WORK TO DO —
Write the material out again in full, exactly.

Start of RECORDS FOR THIS TASK

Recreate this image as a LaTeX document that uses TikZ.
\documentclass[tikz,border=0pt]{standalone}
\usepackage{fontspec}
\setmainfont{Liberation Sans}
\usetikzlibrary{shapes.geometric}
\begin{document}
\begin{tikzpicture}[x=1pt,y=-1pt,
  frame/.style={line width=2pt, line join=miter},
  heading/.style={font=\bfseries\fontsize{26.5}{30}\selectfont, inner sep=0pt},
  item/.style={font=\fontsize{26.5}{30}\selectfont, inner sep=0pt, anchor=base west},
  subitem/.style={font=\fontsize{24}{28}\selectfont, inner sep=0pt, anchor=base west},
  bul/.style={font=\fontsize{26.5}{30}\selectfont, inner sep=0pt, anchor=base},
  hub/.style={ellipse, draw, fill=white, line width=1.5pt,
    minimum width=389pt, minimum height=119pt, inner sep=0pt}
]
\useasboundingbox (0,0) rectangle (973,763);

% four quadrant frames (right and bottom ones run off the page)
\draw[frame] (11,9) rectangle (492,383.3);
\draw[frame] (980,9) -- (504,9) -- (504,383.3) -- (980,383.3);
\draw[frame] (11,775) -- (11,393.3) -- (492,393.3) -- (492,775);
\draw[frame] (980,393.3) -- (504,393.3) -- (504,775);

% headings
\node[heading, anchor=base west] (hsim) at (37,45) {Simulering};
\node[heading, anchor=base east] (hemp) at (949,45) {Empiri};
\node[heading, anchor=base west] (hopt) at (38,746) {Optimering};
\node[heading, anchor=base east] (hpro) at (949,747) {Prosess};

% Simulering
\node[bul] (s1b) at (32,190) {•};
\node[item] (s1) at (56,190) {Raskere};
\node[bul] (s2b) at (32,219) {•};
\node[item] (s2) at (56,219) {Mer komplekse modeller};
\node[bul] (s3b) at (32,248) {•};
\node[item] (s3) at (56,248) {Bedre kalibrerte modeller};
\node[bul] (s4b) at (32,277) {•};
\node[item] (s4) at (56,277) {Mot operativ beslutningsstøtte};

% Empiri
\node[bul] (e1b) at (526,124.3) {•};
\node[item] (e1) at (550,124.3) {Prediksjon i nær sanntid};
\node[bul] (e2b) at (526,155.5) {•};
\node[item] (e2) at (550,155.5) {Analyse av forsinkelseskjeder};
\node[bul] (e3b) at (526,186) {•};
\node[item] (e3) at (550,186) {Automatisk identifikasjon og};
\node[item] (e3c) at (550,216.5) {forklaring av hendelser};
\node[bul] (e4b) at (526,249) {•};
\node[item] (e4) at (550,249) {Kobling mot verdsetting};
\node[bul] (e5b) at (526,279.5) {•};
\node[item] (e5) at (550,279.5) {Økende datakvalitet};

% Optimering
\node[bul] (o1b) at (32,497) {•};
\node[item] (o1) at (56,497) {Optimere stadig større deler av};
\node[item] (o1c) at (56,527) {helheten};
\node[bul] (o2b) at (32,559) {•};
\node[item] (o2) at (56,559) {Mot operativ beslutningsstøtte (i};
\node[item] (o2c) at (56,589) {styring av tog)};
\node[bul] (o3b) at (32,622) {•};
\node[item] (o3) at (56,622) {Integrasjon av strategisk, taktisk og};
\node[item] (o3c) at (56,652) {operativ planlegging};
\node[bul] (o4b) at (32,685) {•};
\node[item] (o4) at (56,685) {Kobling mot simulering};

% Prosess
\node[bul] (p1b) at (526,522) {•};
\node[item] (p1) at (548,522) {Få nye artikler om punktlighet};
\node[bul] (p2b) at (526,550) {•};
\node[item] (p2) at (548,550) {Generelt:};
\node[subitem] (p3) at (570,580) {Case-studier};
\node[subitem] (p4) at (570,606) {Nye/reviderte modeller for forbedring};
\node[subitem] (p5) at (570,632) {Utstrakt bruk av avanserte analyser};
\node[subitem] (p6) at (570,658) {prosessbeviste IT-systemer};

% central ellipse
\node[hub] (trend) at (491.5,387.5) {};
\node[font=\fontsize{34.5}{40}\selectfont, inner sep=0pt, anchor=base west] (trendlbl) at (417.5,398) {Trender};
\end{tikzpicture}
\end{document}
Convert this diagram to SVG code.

End of RECORDS FOR THIS TASK

TASK RESULT —
Recreate this image as a LaTeX document that uses TikZ.
\documentclass[tikz,border=0pt]{standalone}
\usepackage{fontspec}
\setmainfont{Liberation Sans}
\usetikzlibrary{shapes.geometric}
\begin{document}
\begin{tikzpicture}[x=1pt,y=-1pt,
  frame/.style={line width=2pt, line join=miter},
  heading/.style={font=\bfseries\fontsize{26.5}{30}\selectfont, inner sep=0pt},
  item/.style={font=\fontsize{26.5}{30}\selectfont, inner sep=0pt, anchor=base west},
  subitem/.style={font=\fontsize{24}{28}\selectfont, inner sep=0pt, anchor=base west},
  bul/.style={font=\fontsize{26.5}{30}\selectfont, inner sep=0pt, anchor=base},
  hub/.style={ellipse, draw, fill=white, line width=1.5pt,
    minimum width=389pt, minimum height=119pt, inner sep=0pt}
]
\useasboundingbox (0,0) rectangle (973,763);

% four quadrant frames (right and bottom ones run off the page)
\draw[frame] (11,9) rectangle (492,383.3);
\draw[frame] (980,9) -- (504,9) -- (504,383.3) -- (980,383.3);
\draw[frame] (11,775) -- (11,393.3) -- (492,393.3) -- (492,775);
\draw[frame] (980,393.3) -- (504,393.3) -- (504,775);

% headings
\node[heading, anchor=base west] (hsim) at (37,45) {Simulering};
\node[heading, anchor=base east] (hemp) at (949,45) {Empiri};
\node[heading, anchor=base west] (hopt) at (38,746) {Optimering};
\node[heading, anchor=base east] (hpro) at (949,747) {Prosess};

% Simulering
\node[bul] (s1b) at (32,190) {•};
\node[item] (s1) at (56,190) {Raskere};
\node[bul] (s2b) at (32,219) {•};
\node[item] (s2) at (56,219) {Mer komplekse modeller};
\node[bul] (s3b) at (32,248) {•};
\node[item] (s3) at (56,248) {Bedre kalibrerte modeller};
\node[bul] (s4b) at (32,277) {•};
\node[item] (s4) at (56,277) {Mot operativ beslutningsstøtte};

% Empiri
\node[bul] (e1b) at (526,124.3) {•};
\node[item] (e1) at (550,124.3) {Prediksjon i nær sanntid};
\node[bul] (e2b) at (526,155.5) {•};
\node[item] (e2) at (550,155.5) {Analyse av forsinkelseskjeder};
\node[bul] (e3b) at (526,186) {•};
\node[item] (e3) at (550,186) {Automatisk identifikasjon og};
\node[item] (e3c) at (550,216.5) {forklaring av hendelser};
\node[bul] (e4b) at (526,249) {•};
\node[item] (e4) at (550,249) {Kobling mot verdsetting};
\node[bul] (e5b) at (526,279.5) {•};
\node[item] (e5) at (550,279.5) {Økende datakvalitet};

% Optimering
\node[bul] (o1b) at (32,497) {•};
\node[item] (o1) at (56,497) {Optimere stadig større deler av};
\node[item] (o1c) at (56,527) {helheten};
\node[bul] (o2b) at (32,559) {•};
\node[item] (o2) at (56,559) {Mot operativ beslutningsstøtte (i};
\node[item] (o2c) at (56,589) {styring av tog)};
\node[bul] (o3b) at (32,622) {•};
\node[item] (o3) at (56,622) {Integrasjon av strategisk, taktisk og};
\node[item] (o3c) at (56,652) {operativ planlegging};
\node[bul] (o4b) at (32,685) {•};
\node[item] (o4) at (56,685) {Kobling mot simulering};

% Prosess
\node[bul] (p1b) at (526,522) {•};
\node[item] (p1) at (548,522) {Få nye artikler om punktlighet};
\node[bul] (p2b) at (526,550) {•};
\node[item] (p2) at (548,550) {Generelt:};
\node[subitem] (p3) at (570,580) {Case-studier};
\node[subitem] (p4) at (570,606) {Nye/reviderte modeller for forbedring};
\node[subitem] (p5) at (570,632) {Utstrakt bruk av avanserte analyser};
\node[subitem] (p6) at (570,658) {prosessbeviste IT-systemer};

% central ellipse
\node[hub] (trend) at (491.5,387.5) {};
\node[font=\fontsize{34.5}{40}\selectfont, inner sep=0pt, anchor=base west] (trendlbl) at (417.5,398) {Trender};
\end{tikzpicture}
\end{document}
Convert this diagram to SVG code.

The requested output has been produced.